Emily: Gosh, so lucky they did.
Coco: I remember the doctor coming in, putting his hand on my knee, waking me up because I was out of it. And the look on his face was very concerning if you weren’t on heavily medicated things. Then he looks at me and says, “You have a deep-seated sinus infection, and there’s a mass on the scan that you’re going to need to have an MRI on.” Right?
And I’m like, I looked at him, and I laughed. I had been, we had been trying to get an MRI of my little brain for a couple of years from my doctor. My doctor’s office was closed on Friday. The next day was Friday. There was no way. I went home, I passed out, I woke up the next day, and my doctor was calling me saying, “Your MRI is at 3:30 today.” In a three-month period, I went from relatively healthy to sleep apnea, diabetes the next month, inoperable brain tumor the following month.

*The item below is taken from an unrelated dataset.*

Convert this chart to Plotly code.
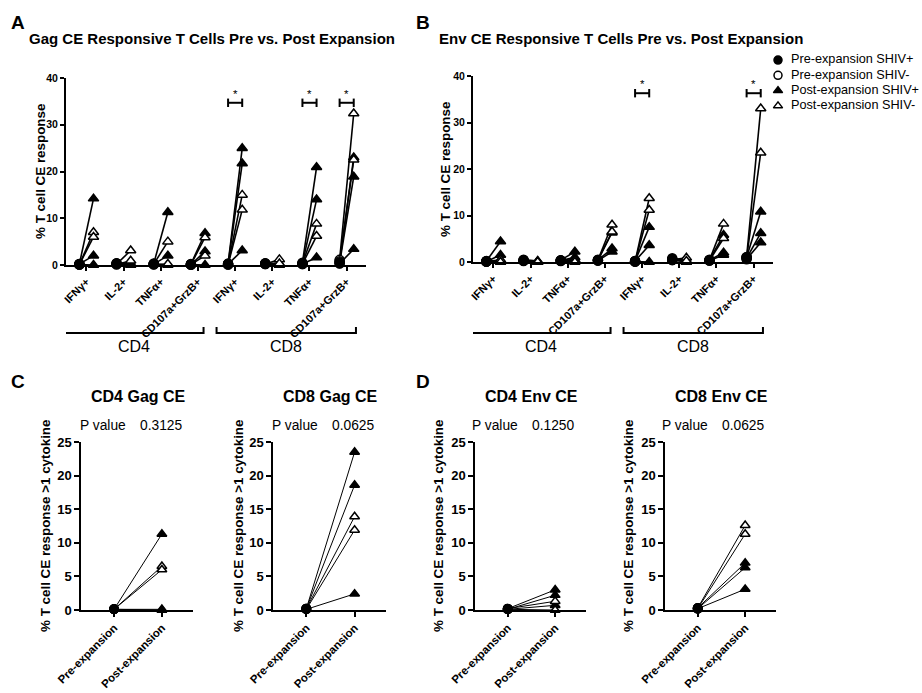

Oh, and then let’s spice it up and share some of the bad. My grandmother fell, who I’m like, this close. Snapped her neck, like clear up at the top, right? Grandma snapped her neck, and then I had to have Gamma Knife radiation. So 2007 was kind of a rough year, but we’ve made it.
Emily: You’ve made it. Thank God. I mean, you’ve made it through so much. It’s unbelievable. To be here and share it with us; it is so special. You’ve overcome so much, and I appreciate you sharing that because other people need to hear and be inspired by what you have done.
Coco: I appreciate that. Next question, please.
Emily: Right, it’s our very last one. Are you ready? If you could be remembered for just one thing in the cannabis space or not, what would it be?
Coco: Being the kind of person that fully believes well-behaved women don’t make history, let’s make history.
Emily: Oh, my gosh, absolutely. I hope we’re making history here today. I hope so many people listen to this episode and feel your story, feel inspired, and see that it’s absolutely possible to go to hell and back and to be here today with a husband and a family and a home and a dog. You’re looking so amazing. I’m so proud of you, and I’m so happy for you.
Coco: Thank you, I appreciate it. Right, getting to do some positive things is pretty amazing.
Emily: I’m so happy for both of you. And I can’t thank you enough for coming here and sharing this and hopefully impacting other people’s lives as well.
Coco: I hope that it helped. I really do.
Emily: I believe it will. I believe we’re meant to have this conversation and to be here today. And you were meant to be here today to have this conversation and to get it out into the world to show people that it’s absolutely possible to live this amazing life you have today.
Coco: Right; Mom used to call me her little quitter, you know? When you have that kind of quit list, I quit things that kill most people. I got to admit, just to be able to say that. This year, we’ll all have 31 years off crack, 25 off meth, 11 off of tobacco, three off of opiates and benzos, or four off opiates and benzos.
Emily: That is incredible. Coco that is amazing. I’m so proud of you.
Coco: Shannon hasn’t had meth for what? You were 15 when you used to do that?
Coco: I just found out that his drug of choice, this child, was meth and cannabis. Shouldn’t be married for 20 years.
Emily: You learn something new every day about your partner.
Coco: Every day that you learn is not a waste of a day, is what my grandfather always used to say, so.
Emily: Oh, so true. Thank you so much for being here today. I really appreciate it.
Coco: I appreciate it, too. Thank you. Have a great rest of your day, okay?